There is a very good chance that such a rumor is indeed accurate.
New AA should be fully capable of garnering 50% of the DCA market with the 55% of the slots that US has right now but the cost will be to the small cities US serves from DCA and those where US' presence is so small to not have a meaningful difference in the amount of traffic carried. Despite the political influence those small cities might have, there is a limit in the size of AA/US' operation at DCA that DOT/DOJ will enforce. Parker is trying to push the number of slots he can retain but ultimately AA/US will have to divest.
It is also noteworthy that the Brazil route case in which both AA and US are asking for access - along with DL - has also ground to a halt. It would appear that the DOJ and DOT are not going to move forward with the Brazil route case knowing that AA/US will be approved with conditions; giving even half of the new frequencies to AA/US who already combined control more than half of all US carrier slots at GRU is simply not going to happen anymore than AA/US will retain all of its current DCA slots.
It isn't a given that other legacy carriers will be excluded from the process, esp. if they can help connect cities that otherwise would lose service or which low fare carriers wouldn't serve. MIA might be a very good example.
AA/US has the choice to part with a smaller number of slots at DCA in a manner in which they have control and can pick the outcome or they can be forced to divest slots in a manner in which a much lower CASM carrier such as B6 or perhaps WN gains a high percentage of the divested slots and thus have a greater economic impact on new AA's ability to compete at DCA.
The more slots AA/US retains at DCA, the greater the likelihood that the DOT/DOJ will dictate the terms of divestiture and make it a blind transaction such that AA/US have no control over who gains the divested slots.
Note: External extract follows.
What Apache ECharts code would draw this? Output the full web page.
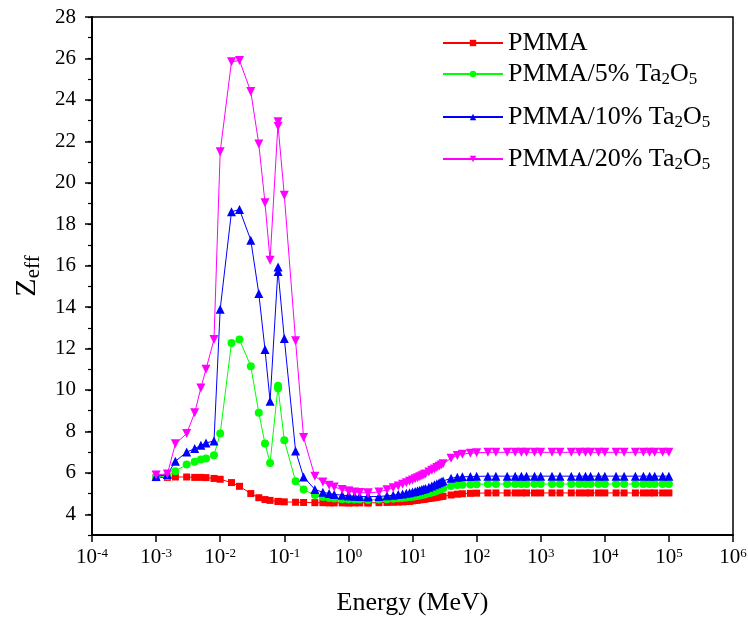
<!DOCTYPE html>
<html>
<head>
<meta charset="utf-8">
<script src="https://cdn.jsdelivr.net/npm/echarts@6/dist/echarts.min.js"></script>
<style>html,body{margin:0;padding:0;background:#fff}#c{width:748px;height:619px}</style>
</head>
<body>
<div id="c"></div>
<script>
const energies = [0.001, 0.0015, 0.002, 0.003, 0.004, 0.005, 0.006, 0.008, 0.01, 0.015, 0.02, 0.03, 0.04, 0.05, 0.06, 0.08, 0.08, 0.1, 0.15, 0.2, 0.3, 0.4, 0.5, 0.6, 0.8, 1, 1.022, 1.25, 1.5, 2, 2.044, 3, 4, 5, 6, 7, 8, 9, 10, 11, 12, 13, 14, 15, 16, 18, 20, 22, 24, 26, 28, 30, 40, 50, 60, 80, 100, 150, 200, 300, 400, 500, 600, 800, 1000, 1500, 2000, 3000, 4000, 5000, 6000, 8000, 10000, 15000, 20000, 30000, 40000, 50000, 60000, 80000, 100000];

const seriesNames = ['PMMA', 'PMMA/5% Ta2O5', 'PMMA/10% Ta2O5', 'PMMA/20% Ta2O5'];

const zPMMA = [5.77, 5.78, 5.80, 5.80, 5.78, 5.78, 5.77, 5.73, 5.69, 5.53, 5.35, 5.00, 4.80, 4.71, 4.67, 4.62, 4.62, 4.60, 4.58, 4.57, 4.56, 4.56, 4.55, 4.55, 4.55, 4.55, 4.55, 4.55, 4.55, 4.55, 4.55, 4.56, 4.57, 4.58, 4.59, 4.60, 4.61, 4.62, 4.65, 4.67, 4.68, 4.70, 4.71, 4.72, 4.74, 4.76, 4.78, 4.80, 4.82, 4.84, 4.86, 4.87, 4.93, 4.97, 4.99, 5.01, 5.02, 5.03, 5.03, 5.03, 5.03, 5.03, 5.03, 5.03, 5.03, 5.03, 5.03, 5.03, 5.03, 5.03, 5.03, 5.03, 5.03, 5.03, 5.03, 5.03, 5.03, 5.03, 5.03, 5.03, 5.03];

const z5 = [5.80, 5.85, 6.08, 6.40, 6.53, 6.64, 6.69, 6.85, 7.90, 12.27, 12.43, 11.15, 8.90, 7.41, 6.48, 10.20, 10.08, 7.57, 5.60, 5.19, 4.93, 4.83, 4.78, 4.76, 4.73, 4.72, 4.72, 4.71, 4.71, 4.70, 4.70, 4.71, 4.73, 4.75, 4.77, 4.79, 4.81, 4.83, 4.85, 4.87, 4.89, 4.91, 4.93, 4.95, 4.97, 5.01, 5.05, 5.09, 5.13, 5.17, 5.21, 5.25, 5.36, 5.41, 5.43, 5.44, 5.45, 5.46, 5.46, 5.46, 5.46, 5.46, 5.46, 5.46, 5.46, 5.46, 5.46, 5.46, 5.46, 5.46, 5.46, 5.46, 5.46, 5.46, 5.46, 5.46, 5.46, 5.46, 5.46, 5.46, 5.46];

const z10 = [5.82, 5.92, 6.56, 7.00, 7.17, 7.33, 7.44, 7.54, 13.90, 18.60, 18.71, 17.23, 14.66, 11.95, 9.46, 15.93, 15.72, 12.48, 7.06, 5.80, 5.20, 5.06, 5.00, 4.96, 4.92, 4.89, 4.89, 4.87, 4.86, 4.85, 4.85, 4.86, 4.89, 4.92, 4.95, 4.98, 5.01, 5.04, 5.07, 5.10, 5.13, 5.16, 5.19, 5.22, 5.25, 5.31, 5.37, 5.42, 5.47, 5.52, 5.57, 5.61, 5.74, 5.79, 5.81, 5.82, 5.83, 5.84, 5.84, 5.84, 5.84, 5.84, 5.84, 5.84, 5.84, 5.84, 5.84, 5.84, 5.84, 5.84, 5.84, 5.84, 5.84, 5.84, 5.84, 5.84, 5.84, 5.84, 5.84, 5.84, 5.84];

const z20 = [5.90, 5.95, 7.40, 7.90, 8.90, 10.10, 11.00, 12.43, 21.50, 25.84, 25.90, 24.40, 21.87, 19.03, 16.26, 22.94, 22.73, 19.40, 12.37, 7.70, 5.83, 5.56, 5.40, 5.32, 5.20, 5.12, 5.11, 5.07, 5.05, 5.03, 5.03, 5.08, 5.18, 5.28, 5.37, 5.45, 5.52, 5.59, 5.65, 5.71, 5.76, 5.81, 5.86, 5.91, 5.95, 6.04, 6.12, 6.19, 6.26, 6.32, 6.38, 6.44, 6.70, 6.84, 6.90, 6.95, 6.97, 6.99, 6.99, 6.99, 6.99, 6.99, 6.99, 6.99, 6.99, 6.99, 6.99, 6.99, 6.99, 6.99, 6.99, 6.99, 6.99, 6.99, 6.99, 6.99, 6.99, 6.99, 6.99, 6.99, 6.99];

const yMajorTicks = [4, 6, 8, 10, 12, 14, 16, 18, 20, 22, 24, 26, 28];

const FONT = '"Liberation Serif", "Times New Roman", serif';
const colors = ['#ff0000', '#00ff00', '#0000ff', '#ff00ff'];
const symbols = ['rect', 'circle', 'triangle', 'triangle'];
const symbolSizes = [7, 8, 9, 9];
const rotations = [0, 0, 0, 180];
const allValues = [zPMMA, z5, z10, z20];

function pairs(vals) { return energies.map((e, i) => [e, vals[i]]); }

const series = seriesNames.map((n, k) => ({
  name: n,
  type: 'line',
  data: pairs(allValues[k]),
  symbol: symbols[k],
  symbolSize: symbolSizes[k],
  symbolRotate: rotations[k],
  showAllSymbol: true,
  lineStyle: { color: colors[k], width: 1 },
  itemStyle: { color: colors[k] },
  emphasis: { disabled: true },
  animation: false,
  z: 2 + k
}));

const legendTops = [30, 61, 104, 146];
const legends = seriesNames.map((n, k) => ({
  data: [n],
  left: 442,
  top: legendTops[k],
  padding: 0,
  orient: 'vertical',
  itemWidth: 60,
  itemHeight: 8,
  itemGap: 0,
  selectedMode: false,
  formatter: name => name.replace('Ta2O5', 'Ta{s|2}O{s|5}'),
  textStyle: {
    fontFamily: FONT, fontSize: 26, color: '#000',
    rich: {
      s: { fontFamily: FONT, fontSize: 17, color: '#000', verticalAlign: 'bottom', padding: [12, 0, 0, 0] }
    }
  }
}));

const chart = echarts.init(document.getElementById('c'), null, { renderer: 'canvas' });
chart.setOption({
  animation: false,
  backgroundColor: '#fff',
  grid: { left: 92, right: 15, top: 17, bottom: 84, containLabel: false, outerBoundsMode: 'none',
          show: true, borderColor: '#000', borderWidth: 1.5, backgroundColor: 'transparent' },
  legend: legends,
  xAxis: {
    type: 'log', logBase: 10, min: 1e-4, max: 1e6, splitNumber: 10,
    name: 'Energy (MeV)', nameLocation: 'middle', nameGap: 55,
    nameTextStyle: { fontFamily: FONT, fontSize: 26, color: '#000' },
    axisLine: { lineStyle: { color: '#000', width: 2 } },
    axisTick: { length: 7, lineStyle: { color: '#000', width: 1.5 } },
    splitLine: { show: false },
    minorTick: { show: false },
    axisLabel: {
      margin: 12,
      formatter: v => '{b|10}{s|' + Math.round(Math.log10(v)) + '}',
      rich: {
        b: { fontFamily: FONT, fontSize: 21, color: '#000' },
        s: { fontFamily: FONT, fontSize: 13, color: '#000', verticalAlign: 'top', padding: [0, 0, 8, 0] }
      }
    }
  },
  yAxis: [{
    type: 'value', min: 3, max: 28,
    name: '{z|Z}{e|eff}', nameLocation: 'middle', nameGap: 46,
    nameTextStyle: {
      rich: {
        z: { fontFamily: FONT, fontSize: 30, color: '#000' },
        e: { fontFamily: FONT, fontSize: 21, color: '#000', verticalAlign: 'bottom', padding: [12, 0, 0, 0] }
      }
    },
    axisLine: { lineStyle: { color: '#000', width: 2 } },
    axisTick: { length: 7, customValues: yMajorTicks, lineStyle: { color: '#000', width: 1.5 } },
    axisLabel: { customValues: yMajorTicks, margin: 16, fontFamily: FONT, fontSize: 21, color: '#000' },
    splitLine: { show: false }
  }, {
    type: 'value', min: 3, max: 28, interval: 1, position: 'left',
    axisLine: { show: false },
    axisTick: { length: 4, lineStyle: { color: '#000', width: 1.2 } },
    axisLabel: { show: false },
    splitLine: { show: false }
  }],
  series: series
});
</script>
</body>
</html>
It is also possible that some of the slots will be placed into a pool that can only be reallocated for small town service, eliminating the argument that low fare carriers will just transfer the slots to serve large markets. And of course, the last thing Parker wants is low fare carriers in AA/US' primary markets at DCA. The DOT/DOJ is just as interested in making sure that big markets have meaningful competition to keep the prices down as they are in making sure that small towns are served. The recent WN route case shows that the size of the awarded market - Houston - was very significant in the route case.
Given that B6 and WN both have enormous potential to build out their route systems at DCA and connect them to other key points on their route systems, the chances are very high that AA/US will both lose some of the small town frequencies they have plus see increased competition on some of their biggest routes.
The DCA and Brazil route cases are probably indeed connected and might also include other merger-related transactions including terminals at US airports and slots at other airports around the world.
It is doubtful that new AA would be forced to reduce its slot holdings down a level that would allow them to operate on one concourse so the connection between the two concourses is still a genuine concern.
The issue with a regional terminal will be the same; unless it is physically connected to the existing concourses behind security, there will still be bussing which involves higher costs and a perception of a less convenient hub.